Anekāntavāda And Syādvāda: Part 1

Published: 28.11.2011
Updated: 02.07.2015

The Jaina theory of anekāntavāda or the manifoldness of truth is a form of realism which not only asserts a plurality of determinate truths but also takes each truth to be an indetermination of alternative truths. It is interesting as suggesting a criticism of present-day realism and indicating a direction in which its logic might be developed. It is proposed in the present paper to discuss the conception of a plurality of determinate truths to which ordinary realism appears to be committed and to show the necessity of an indeterministic extension such as is presented by the Jaina theory.

The truth that we actually know is a plurality of truths and philosophy rightly or wrongly, sets itself the problem of finding the one truth which either denies or in some sense compries the plurality. Whatever differences there have been as to the actual conception of the truth, the rejection of the faith that there is one truth has generally been taken to argue a scepticism about the many truths that we claim to know. Sometimes however an ultimate plurality of truths has itself been taken as the one truth and the apparent contradiction has been sought to be avoided by taking it to mean only that there is one cognition of the plurality. Else-where the cognition of a fact is a further fact but here the addition of cognition as a fact to plurality as a fact yields us nothing but the plurality. The realistic or objectivistic equivalent of the unity of a cognitive act is the bare togetherness of the facts know; and the togetherness of cognition as a fact with the fact cognised is the exemplar of this relation.

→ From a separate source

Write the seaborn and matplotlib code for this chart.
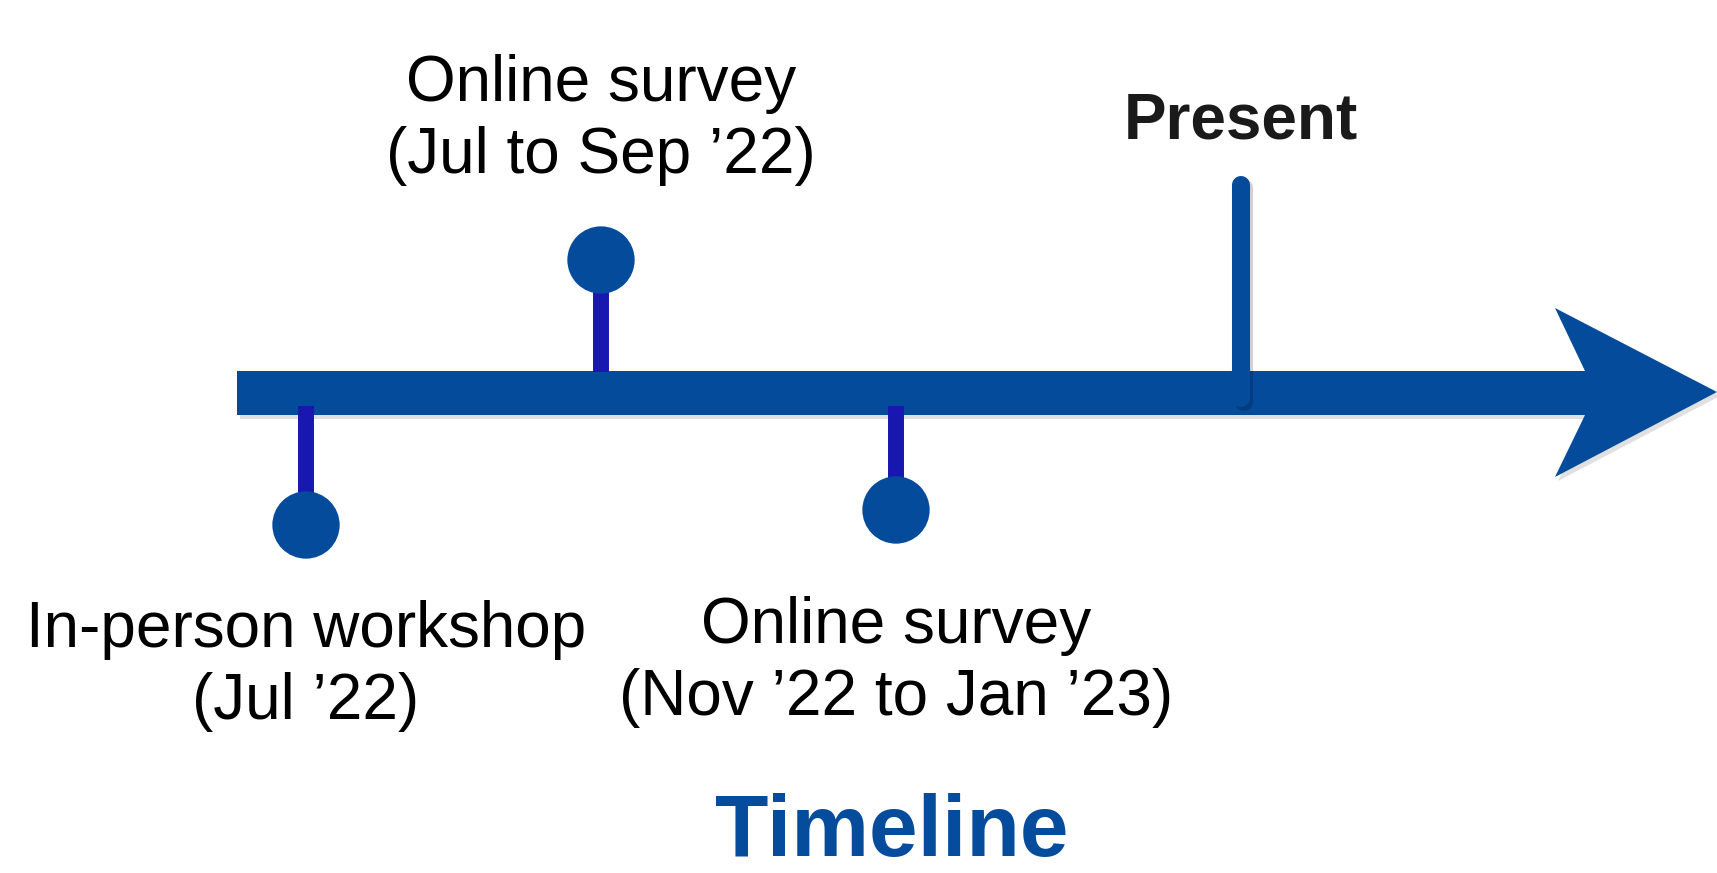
import matplotlib.pyplot as plt
import seaborn as sns
import pandas as pd
from matplotlib.patches import Polygon

# timeline events (position along the timeline, in event steps)
event_labels = ['In-person workshop\n(Jul \u201922)',
                'Online survey\n(Jul to Sep \u201922)',
                'Online survey\n(Nov \u201922 to Jan \u201923)']
event_pos = [1.0, 2.0, 3.0]
event_side = ['below', 'above', 'below']
present_pos = 4.17

sns.set_theme(style='white')
plt.rcParams['font.family'] = ['Liberation Sans', 'DejaVu Sans']

shaft_col = '#044b9b'
stem_col = '#1818b0'
px = 295.0  # pixels per event step

fig = plt.figure(figsize=(17.17, 8.73), dpi=100)
ax = fig.add_axes([0, 0, 1, 1])
x0 = 1 - 306 / px
ax.set_xlim(x0, x0 + 1717 / px)
ax.set_ylim(873, 0)
ax.axis('off')

# arrow: shaft + swept head, y in pixel rows
def to_x(p):
    return x0 + p / px
arrow = [(to_x(237), 371), (to_x(1585), 371), (to_x(1555), 308), (to_x(1717), 392),
         (to_x(1555), 477), (to_x(1585), 415), (to_x(237), 415)]
shadow = [(x + 3 / px, y + 4) for x, y in arrow]
ax.add_patch(Polygon(shadow, closed=True, color='black', alpha=0.12, lw=0, zorder=1))
ax.add_patch(Polygon(arrow, closed=True, color=shaft_col, lw=0, zorder=2))

df = pd.DataFrame({'pos': event_pos, 'label': event_labels, 'side': event_side})
df['dot_y'] = [525 if s == 'below' else 260 for s in df['side']]
df.loc[2, 'dot_y'] = 510
df['stem_start'] = [406 if s == 'below' else 372 for s in df['side']]

ax.vlines(df['pos'], df['stem_start'], df['dot_y'], color=stem_col, lw=11.5, zorder=3)
sns.scatterplot(data=df, x='pos', y='dot_y', s=2350, color=shaft_col,
                edgecolor='none', ax=ax, zorder=4, legend=False)

for _, r in df.iterrows():
    if r['side'] == 'above':
        ty = 120
    elif r['pos'] == 3.0:
        ty = 662
    else:
        ty = 666
    ax.text(r['pos'], ty, r['label'], ha='center', va='center', fontsize=46,
            linespacing=1.24, color='black')

# present marker (with a faint shadow so it reads over the shaft)
ax.plot([present_pos + 3 / px] * 2, [188, 402], color='black', alpha=0.18, lw=13,
        solid_capstyle='round', zorder=2.5)
ax.plot([present_pos, present_pos], [185, 398], color=shaft_col, lw=13,
        solid_capstyle='round', zorder=3)
ax.text(present_pos, 121.5, 'Present', ha='center', va='center', fontsize=46,
        fontweight='bold', color='#1a1a1a')

ax.text(to_x(892), 833.5, 'Timeline', ha='center',
        va='center', fontsize=63, fontweight='bold', color='#064c9c')

fig.savefig('out.png', dpi=100, facecolor='white')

The difficulty is about the objectivity of this bare togetherness. When two objects other than knowing are known together, they are ordinarily taken to be in some kind of whole, specific relation or unity. This cannot be said of object and its cognition as together. Objects also may however be barely together: the relation of a whole to its elements, of a relation to its terms or of a unity to its factors is nothing more specific than togetherness. This then is the fundamental category of realism and whole, relation or unity would be understood as particular cases of it. We propose to show on the lines of the Jaina theory that this category is itself manifold, being only a name for fundamentally different aspects of truth which cannot be subsumed under a universal and do not make a unity in any sense. Togetherness, as ordinarily understood by the realist, means distinction of determinate positive truths. The Jaina category might be formulated as distinction from distinction which as will be shown has a definite range of alternative values, only one of which answers to the distinction or togetherness of the modern realist.

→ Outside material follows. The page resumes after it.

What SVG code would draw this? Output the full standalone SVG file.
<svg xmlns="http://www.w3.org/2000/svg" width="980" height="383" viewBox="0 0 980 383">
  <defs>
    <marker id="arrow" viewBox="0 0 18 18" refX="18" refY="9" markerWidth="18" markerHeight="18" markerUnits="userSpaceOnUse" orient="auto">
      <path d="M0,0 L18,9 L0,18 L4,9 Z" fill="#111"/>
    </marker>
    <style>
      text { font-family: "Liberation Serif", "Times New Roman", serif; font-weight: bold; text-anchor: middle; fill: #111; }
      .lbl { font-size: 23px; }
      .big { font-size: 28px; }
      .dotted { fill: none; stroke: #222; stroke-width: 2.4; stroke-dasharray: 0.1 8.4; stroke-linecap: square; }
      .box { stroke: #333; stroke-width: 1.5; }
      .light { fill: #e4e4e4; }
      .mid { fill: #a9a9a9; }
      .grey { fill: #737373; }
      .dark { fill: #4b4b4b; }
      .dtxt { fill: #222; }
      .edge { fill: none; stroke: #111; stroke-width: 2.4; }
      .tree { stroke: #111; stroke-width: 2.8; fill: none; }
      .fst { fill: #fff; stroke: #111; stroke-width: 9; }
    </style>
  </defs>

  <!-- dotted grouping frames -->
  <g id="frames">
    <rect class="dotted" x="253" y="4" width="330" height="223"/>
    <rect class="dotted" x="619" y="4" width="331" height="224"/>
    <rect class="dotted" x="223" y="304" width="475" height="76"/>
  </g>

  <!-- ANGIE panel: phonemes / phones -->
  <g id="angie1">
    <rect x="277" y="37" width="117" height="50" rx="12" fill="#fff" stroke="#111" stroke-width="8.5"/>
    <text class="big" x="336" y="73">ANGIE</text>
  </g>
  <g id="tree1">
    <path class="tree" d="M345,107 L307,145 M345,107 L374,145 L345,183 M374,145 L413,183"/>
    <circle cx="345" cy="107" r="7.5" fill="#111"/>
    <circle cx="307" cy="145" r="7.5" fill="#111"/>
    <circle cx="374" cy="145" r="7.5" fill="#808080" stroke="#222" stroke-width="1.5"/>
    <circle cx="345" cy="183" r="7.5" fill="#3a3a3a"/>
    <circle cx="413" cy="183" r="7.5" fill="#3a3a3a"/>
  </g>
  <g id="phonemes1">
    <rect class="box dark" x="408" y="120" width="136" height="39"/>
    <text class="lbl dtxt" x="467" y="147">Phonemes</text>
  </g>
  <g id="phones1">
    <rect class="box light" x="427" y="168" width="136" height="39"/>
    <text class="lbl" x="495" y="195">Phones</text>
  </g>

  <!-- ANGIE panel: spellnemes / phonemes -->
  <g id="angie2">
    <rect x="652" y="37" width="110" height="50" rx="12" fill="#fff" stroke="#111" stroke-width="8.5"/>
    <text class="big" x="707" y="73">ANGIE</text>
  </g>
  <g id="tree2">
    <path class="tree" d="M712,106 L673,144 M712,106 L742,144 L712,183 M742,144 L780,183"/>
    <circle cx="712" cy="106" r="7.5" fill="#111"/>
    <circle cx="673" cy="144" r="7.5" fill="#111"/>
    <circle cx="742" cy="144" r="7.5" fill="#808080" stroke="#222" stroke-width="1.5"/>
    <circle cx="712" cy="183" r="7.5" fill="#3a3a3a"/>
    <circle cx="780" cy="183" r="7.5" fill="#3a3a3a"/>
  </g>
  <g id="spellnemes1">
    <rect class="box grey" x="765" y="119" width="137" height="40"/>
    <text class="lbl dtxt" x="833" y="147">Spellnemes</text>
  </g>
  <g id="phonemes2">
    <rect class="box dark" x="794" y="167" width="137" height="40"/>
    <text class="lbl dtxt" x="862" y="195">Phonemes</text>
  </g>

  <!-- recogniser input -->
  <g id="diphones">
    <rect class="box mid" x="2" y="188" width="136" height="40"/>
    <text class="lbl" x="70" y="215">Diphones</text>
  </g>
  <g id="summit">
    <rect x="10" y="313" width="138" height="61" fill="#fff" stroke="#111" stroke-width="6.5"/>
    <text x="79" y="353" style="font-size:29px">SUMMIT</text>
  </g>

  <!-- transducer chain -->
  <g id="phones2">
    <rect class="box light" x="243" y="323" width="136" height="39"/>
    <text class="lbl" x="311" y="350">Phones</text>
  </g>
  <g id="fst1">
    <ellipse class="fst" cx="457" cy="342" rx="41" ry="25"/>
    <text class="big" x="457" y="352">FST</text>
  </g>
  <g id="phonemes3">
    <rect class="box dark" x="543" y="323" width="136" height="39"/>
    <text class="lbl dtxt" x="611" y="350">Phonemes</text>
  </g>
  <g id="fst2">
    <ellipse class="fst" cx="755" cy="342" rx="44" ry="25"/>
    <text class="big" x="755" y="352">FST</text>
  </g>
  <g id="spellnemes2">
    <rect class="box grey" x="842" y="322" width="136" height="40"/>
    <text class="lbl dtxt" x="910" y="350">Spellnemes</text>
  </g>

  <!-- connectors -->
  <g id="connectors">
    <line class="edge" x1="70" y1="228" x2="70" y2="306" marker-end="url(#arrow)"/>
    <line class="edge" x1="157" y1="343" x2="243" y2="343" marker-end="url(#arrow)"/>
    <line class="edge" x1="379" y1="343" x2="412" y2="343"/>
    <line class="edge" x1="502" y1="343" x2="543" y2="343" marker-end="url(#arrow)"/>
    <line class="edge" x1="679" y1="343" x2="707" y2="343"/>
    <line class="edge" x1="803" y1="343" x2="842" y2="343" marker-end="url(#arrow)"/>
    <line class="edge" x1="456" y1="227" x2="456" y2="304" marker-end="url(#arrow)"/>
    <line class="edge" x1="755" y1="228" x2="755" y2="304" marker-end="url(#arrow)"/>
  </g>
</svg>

Prima facie there is a difference between the relation of a composite fact with its components and the relation of the components themselves. We may overlook for the present the different forms of the composite—whole, relation or unity—which imply varying relations to the components and provisionally admit composite truth as a single entity. Now there is no difference between the togetherness of any one component with the rest and that of any other with the rest: the components in their various combinations are together in exactly the same sense. Taking however the composite on the one hand with the components on the other, we find that the two sides can be only thought alternately: while one side is thought by itself, the other can be thought only in reference to it. If the components are taken to be given, the composite can be understood as only their plurality; and if the composite is given as one, the components are known as only its analysis. Each side can be given by itself as objective and so it is not a case of mere correlative thoughts. Neither side need be thought in reference to the other; but while one is thought as distinct by itself, the other has to be thought as only together with or distinct from it. We have in fact a correlation here between 'distinct in itself and 'distinct from the other,' between given position and what is sometimes called the negation of negation.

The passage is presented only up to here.